= George Livingston Robinson =

George Livingston Robinson (August 19, 1863 – July 18, 1958) was a noted author, biblical scholar, explorer, and lecturer.

He was born in West Hebron, New York to William Robinson and Mary (Archibald) Robinson. He earned his undergraduate and an advanced degree at Princeton University. He traveled to Europe and the Levant extensively. He met his wife, Jessie Harvey, and was married in Egypt. He received his doctorate in Ancient languages at Berlin University. He accepted instructor positions at Knox College, Toronto and the Syrian Protestant College in Beirut. While working as the Director of the School of Oriental Research in Jerusalem (1913–1914), he had an opportunity to explore many ancient sites in the Holy Land. He was credited with recognizing the religious significance of the High Place at Petra, an Iron Age sacrificial altar dating to biblical times. He was also one of a select few Western scholars to be granted permission by the Caliph to visit the Cave of Macpelah (where Abraham, Isaac, and Jacob are reputed to have been buried).
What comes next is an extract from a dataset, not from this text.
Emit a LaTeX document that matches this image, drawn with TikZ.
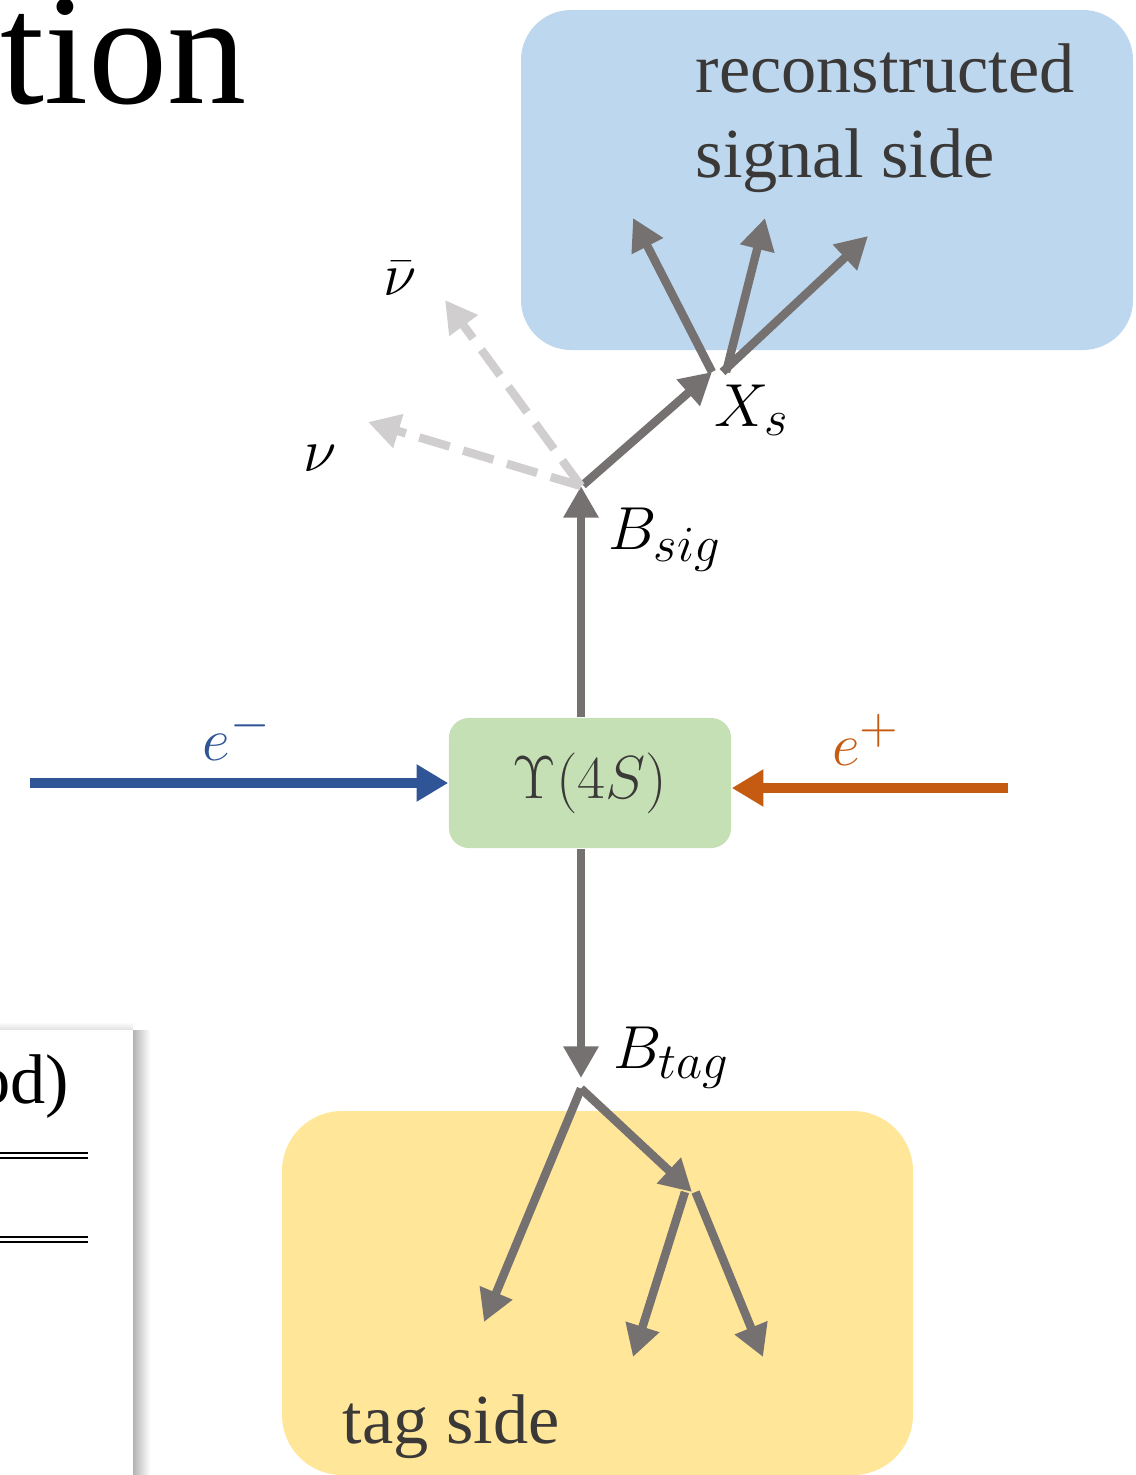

He spent the majority of his teaching career as a professor at McCormick Theological Seminary. He was fluent in Latin, German, Hebrew, Classic Greek, and Assyrian cuneiform. He composed and published the psalm "Reflections". His published books include The Sarcophagus of Ancient Civilization (MacMillan, 1930), Leaders of Israel, The Book of Isaiah, The Twelve Minor Prophets, and The Autobiography of George L Robinson, A Short History of a Long Life in addition to hundreds of essays, monographs, and research publications.

He died in Saint Paul, Minnesota on July 18, 1958.